DATA BLOCK |

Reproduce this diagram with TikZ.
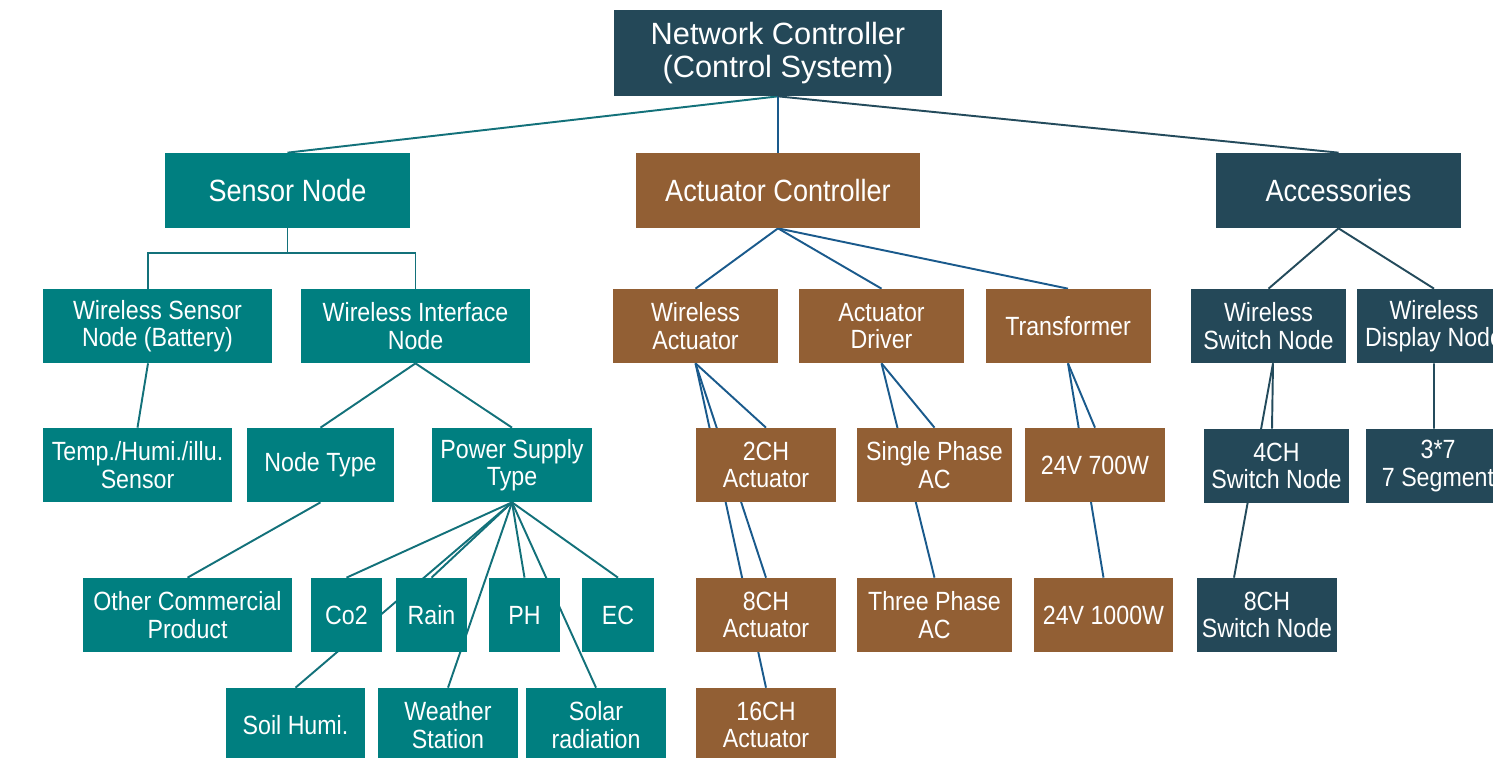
\documentclass[tikz,border=0pt]{standalone}
\usepackage{fontspec}
\setmainfont{Liberation Sans}[FakeStretch=0.88]
\newfontfamily\topfont{Liberation Sans}
\usetikzlibrary{backgrounds}
\definecolor{sensteal}{HTML}{007F80}
\definecolor{actbrown}{HTML}{925F34}
\definecolor{accslate}{HTML}{244858}
\definecolor{senline}{HTML}{13717A}
\definecolor{actline}{HTML}{1A5A8C}
\definecolor{accline}{HTML}{244B5C}
\tikzset{
  box/.style={inner sep=0pt, align=center, text=white, minimum height=1.48cm, font=\fontsize{15}{15.5}\selectfont},
  sens/.style={box, fill=sensteal},
  act/.style={box, fill=actbrown},
  acc/.style={box, fill=accslate},
  head/.style={minimum height=1.5cm, font=\fontsize{17.5}{18}\selectfont},
  link/.style={line width=1.1pt},
}
\begin{document}
\begin{tikzpicture}[x=0.02cm,y=-0.02cm]
    \useasboundingbox (0,0) rectangle (1493,757);
    \clip (0,0) rectangle (1493,757);
    \node[acc,minimum width=6.56cm,minimum height=1.72cm,font=\topfont\fontsize{17.5}{18.7}\selectfont] (NC) at (778,53) {Network Controller\\(Control System)};
    % Sensor ===================================================
    \node[sens,head,minimum width=4.9cm]  (Sensor)  at (287.5,190.5) {Sensor Node};
    \node[sens,minimum width=4.58cm]      (WSN)     at (157.5,326)   {Wireless Sensor\\Node (Battery)};
    \node[sens,minimum width=4.58cm]      (WIN)     at (415.5,326)   {Wireless Interface\\Node};
    \node[sens,minimum width=3.78cm]      (Temp)    at (137.5,465)   {Temp./Humi./illu.\\Sensor};
    \node[sens,minimum width=2.94cm]      (NType)   at (320.5,465)   {Node Type};
    \node[sens,minimum width=3.2cm]       (PST)     at (512,465)     {Power Supply\\Type};
    \node[sens,minimum width=4.18cm]      (OCP)     at (187.5,615)   {Other Commercial\\Product};
    \node[sens,minimum width=1.42cm]      (Co2)     at (346.5,615)   {Co2};
    \node[sens,minimum width=1.42cm]      (Rain)    at (431.5,615)   {Rain};
    \node[sens,minimum width=1.42cm]      (PH)      at (524.5,615)   {PH};
    \node[sens,minimum width=1.44cm]      (EC)      at (618,615)     {EC};
    \node[sens,minimum width=2.8cm]       (Soil)    at (295.5,725)   {Soil Humi.};
    \node[sens,minimum width=2.8cm]       (Weather) at (448,725)     {Weather\\Station};
    \node[sens,minimum width=2.8cm]       (Solar)   at (596,725)     {Solar\\radiation};
    % Actuator =================================================
    \node[act,head,minimum width=5.68cm]  (ActCtrl) at (778,190.5)   {Actuator Controller};
    \node[act,minimum width=3.3cm]        (WAct)    at (695.5,326)   {Wireless\\Actuator};
    \node[act,minimum width=3.3cm]        (ADrv)    at (881.5,326)   {Actuator\\Driver};
    \node[act,minimum width=3.3cm]        (Trans)   at (1068,326)    {Transformer};
    \node[act,minimum width=2.8cm]        (CH2)     at (766,465)     {2CH\\Actuator};
    \node[act,minimum width=2.8cm]        (CH8)     at (766,615)     {8CH\\Actuator};
    \node[act,minimum width=2.8cm]        (CH16)    at (766,725)     {16CH\\Actuator};
    \node[act,minimum width=3.1cm]        (SPAC)    at (934.5,465)   {Single Phase\\AC};
    \node[act,minimum width=3.1cm]        (TPAC)    at (934.5,615)   {Three Phase\\AC};
    \node[act,minimum width=2.8cm]        (W700)    at (1095,465)    {24V 700W};
    \node[act,minimum width=2.78cm]       (W1000)   at (1103.5,615)  {24V 1000W};
    % Accessories ==============================================
    \node[acc,head,minimum width=4.9cm]   (Acc)     at (1338.5,190.5) {Accessories};
    \node[acc,minimum width=3.1cm]        (WSwN)    at (1268.5,326)  {Wireless\\Switch Node};
    \node[acc,minimum width=3.1cm]        (WDN)     at (1434,326)    {Wireless\\Display Node};
    \node[acc,minimum width=2.9cm]        (Sw4)     at (1276.5,466)  {4CH\\Switch Node};
    \node[acc,minimum width=2.9cm]        (Seg)     at (1438,466)    {3*7\\7 Segment};
    \node[acc,minimum width=2.8cm]        (Sw8)     at (1267,615)    {8CH\\Switch Node};
    % Links (behind the boxes)
    \begin{pgfonlayer}{background}
    \draw[link,senline] (NC.south) -- (Sensor.north);
    \draw[link,actline] (NC.south) -- (ActCtrl.north);
    \draw[link,accline] (NC.south) -- (Acc.north);
    \draw[link,senline] (Sensor.south) -- ++(0,25) -| ([xshift=-0.19cm]WSN.north);
    \draw[link,senline] (Sensor.south) -- ++(0,25) -| (WIN.north);
    \draw[link,senline] ([xshift=-0.19cm]WSN.south) -- (Temp.north);
    \draw[link,senline] (WIN.south) -- (NType.north); \draw[link,senline] (WIN.south) -- (PST.north);
    \draw[link,senline] (NType.south) -- (OCP.north);
    \foreach \kid in {Co2,Rain,PH,EC,Soil,Weather,Solar}
        \draw[link,senline] (PST.south) -- (\kid.north);
    \foreach \kid in {WAct,ADrv,Trans}
        \draw[link,actline] (ActCtrl.south) -- (\kid.north);
    \foreach \kid in {CH2,CH8,CH16}
        \draw[link,actline] (WAct.south) -- (\kid.north);
    \draw[link,actline] (ADrv.south) -- (SPAC.north); \draw[link,actline] (ADrv.south) -- (TPAC.north);
    \draw[link,actline] (Trans.south) -- (W700.north); \draw[link,actline] (Trans.south) -- (W1000.north);
    \draw[link,accline] (Acc.south) -- (WSwN.north); \draw[link,accline] (Acc.south) -- (WDN.north);
    \draw[link,accline] ([xshift=0.09cm]WSwN.south) -- ([xshift=-0.09cm]Sw4.north);
    \draw[link,accline] ([xshift=0.09cm]WSwN.south) -- ([xshift=-0.66cm]Sw8.north);
    \draw[link,accline] (WDN.south) -- ([xshift=-0.08cm]Seg.north);
    \end{pgfonlayer}
\end{tikzpicture}
\end{document}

GIVEN REQUEST | Except for the pictures, print the data above exactly.

SOLUTION |
Reproduce this diagram with TikZ.
\documentclass[tikz,border=0pt]{standalone}
\usepackage{fontspec}
\setmainfont{Liberation Sans}[FakeStretch=0.88]
\newfontfamily\topfont{Liberation Sans}
\usetikzlibrary{backgrounds}
\definecolor{sensteal}{HTML}{007F80}
\definecolor{actbrown}{HTML}{925F34}
\definecolor{accslate}{HTML}{244858}
\definecolor{senline}{HTML}{13717A}
\definecolor{actline}{HTML}{1A5A8C}
\definecolor{accline}{HTML}{244B5C}
\tikzset{
  box/.style={inner sep=0pt, align=center, text=white, minimum height=1.48cm, font=\fontsize{15}{15.5}\selectfont},
  sens/.style={box, fill=sensteal},
  act/.style={box, fill=actbrown},
  acc/.style={box, fill=accslate},
  head/.style={minimum height=1.5cm, font=\fontsize{17.5}{18}\selectfont},
  link/.style={line width=1.1pt},
}
\begin{document}
\begin{tikzpicture}[x=0.02cm,y=-0.02cm]
    \useasboundingbox (0,0) rectangle (1493,757);
    \clip (0,0) rectangle (1493,757);
    \node[acc,minimum width=6.56cm,minimum height=1.72cm,font=\topfont\fontsize{17.5}{18.7}\selectfont] (NC) at (778,53) {Network Controller\\(Control System)};
    % Sensor ===================================================
    \node[sens,head,minimum width=4.9cm]  (Sensor)  at (287.5,190.5) {Sensor Node};
    \node[sens,minimum width=4.58cm]      (WSN)     at (157.5,326)   {Wireless Sensor\\Node (Battery)};
    \node[sens,minimum width=4.58cm]      (WIN)     at (415.5,326)   {Wireless Interface\\Node};
    \node[sens,minimum width=3.78cm]      (Temp)    at (137.5,465)   {Temp./Humi./illu.\\Sensor};
    \node[sens,minimum width=2.94cm]      (NType)   at (320.5,465)   {Node Type};
    \node[sens,minimum width=3.2cm]       (PST)     at (512,465)     {Power Supply\\Type};
    \node[sens,minimum width=4.18cm]      (OCP)     at (187.5,615)   {Other Commercial\\Product};
    \node[sens,minimum width=1.42cm]      (Co2)     at (346.5,615)   {Co2};
    \node[sens,minimum width=1.42cm]      (Rain)    at (431.5,615)   {Rain};
    \node[sens,minimum width=1.42cm]      (PH)      at (524.5,615)   {PH};
    \node[sens,minimum width=1.44cm]      (EC)      at (618,615)     {EC};
    \node[sens,minimum width=2.8cm]       (Soil)    at (295.5,725)   {Soil Humi.};
    \node[sens,minimum width=2.8cm]       (Weather) at (448,725)     {Weather\\Station};
    \node[sens,minimum width=2.8cm]       (Solar)   at (596,725)     {Solar\\radiation};
    % Actuator =================================================
    \node[act,head,minimum width=5.68cm]  (ActCtrl) at (778,190.5)   {Actuator Controller};
    \node[act,minimum width=3.3cm]        (WAct)    at (695.5,326)   {Wireless\\Actuator};
    \node[act,minimum width=3.3cm]        (ADrv)    at (881.5,326)   {Actuator\\Driver};
    \node[act,minimum width=3.3cm]        (Trans)   at (1068,326)    {Transformer};
    \node[act,minimum width=2.8cm]        (CH2)     at (766,465)     {2CH\\Actuator};
    \node[act,minimum width=2.8cm]        (CH8)     at (766,615)     {8CH\\Actuator};
    \node[act,minimum width=2.8cm]        (CH16)    at (766,725)     {16CH\\Actuator};
    \node[act,minimum width=3.1cm]        (SPAC)    at (934.5,465)   {Single Phase\\AC};
    \node[act,minimum width=3.1cm]        (TPAC)    at (934.5,615)   {Three Phase\\AC};
    \node[act,minimum width=2.8cm]        (W700)    at (1095,465)    {24V 700W};
    \node[act,minimum width=2.78cm]       (W1000)   at (1103.5,615)  {24V 1000W};
    % Accessories ==============================================
    \node[acc,head,minimum width=4.9cm]   (Acc)     at (1338.5,190.5) {Accessories};
    \node[acc,minimum width=3.1cm]        (WSwN)    at (1268.5,326)  {Wireless\\Switch Node};
    \node[acc,minimum width=3.1cm]        (WDN)     at (1434,326)    {Wireless\\Display Node};
    \node[acc,minimum width=2.9cm]        (Sw4)     at (1276.5,466)  {4CH\\Switch Node};
    \node[acc,minimum width=2.9cm]        (Seg)     at (1438,466)    {3*7\\7 Segment};
    \node[acc,minimum width=2.8cm]        (Sw8)     at (1267,615)    {8CH\\Switch Node};
    % Links (behind the boxes)
    \begin{pgfonlayer}{background}
    \draw[link,senline] (NC.south) -- (Sensor.north);
    \draw[link,actline] (NC.south) -- (ActCtrl.north);
    \draw[link,accline] (NC.south) -- (Acc.north);
    \draw[link,senline] (Sensor.south) -- ++(0,25) -| ([xshift=-0.19cm]WSN.north);
    \draw[link,senline] (Sensor.south) -- ++(0,25) -| (WIN.north);
    \draw[link,senline] ([xshift=-0.19cm]WSN.south) -- (Temp.north);
    \draw[link,senline] (WIN.south) -- (NType.north); \draw[link,senline] (WIN.south) -- (PST.north);
    \draw[link,senline] (NType.south) -- (OCP.north);
    \foreach \kid in {Co2,Rain,PH,EC,Soil,Weather,Solar}
        \draw[link,senline] (PST.south) -- (\kid.north);
    \foreach \kid in {WAct,ADrv,Trans}
        \draw[link,actline] (ActCtrl.south) -- (\kid.north);
    \foreach \kid in {CH2,CH8,CH16}
        \draw[link,actline] (WAct.south) -- (\kid.north);
    \draw[link,actline] (ADrv.south) -- (SPAC.north); \draw[link,actline] (ADrv.south) -- (TPAC.north);
    \draw[link,actline] (Trans.south) -- (W700.north); \draw[link,actline] (Trans.south) -- (W1000.north);
    \draw[link,accline] (Acc.south) -- (WSwN.north); \draw[link,accline] (Acc.south) -- (WDN.north);
    \draw[link,accline] ([xshift=0.09cm]WSwN.south) -- ([xshift=-0.09cm]Sw4.north);
    \draw[link,accline] ([xshift=0.09cm]WSwN.south) -- ([xshift=-0.66cm]Sw8.north);
    \draw[link,accline] (WDN.south) -- ([xshift=-0.08cm]Seg.north);
    \end{pgfonlayer}
\end{tikzpicture}
\end{document}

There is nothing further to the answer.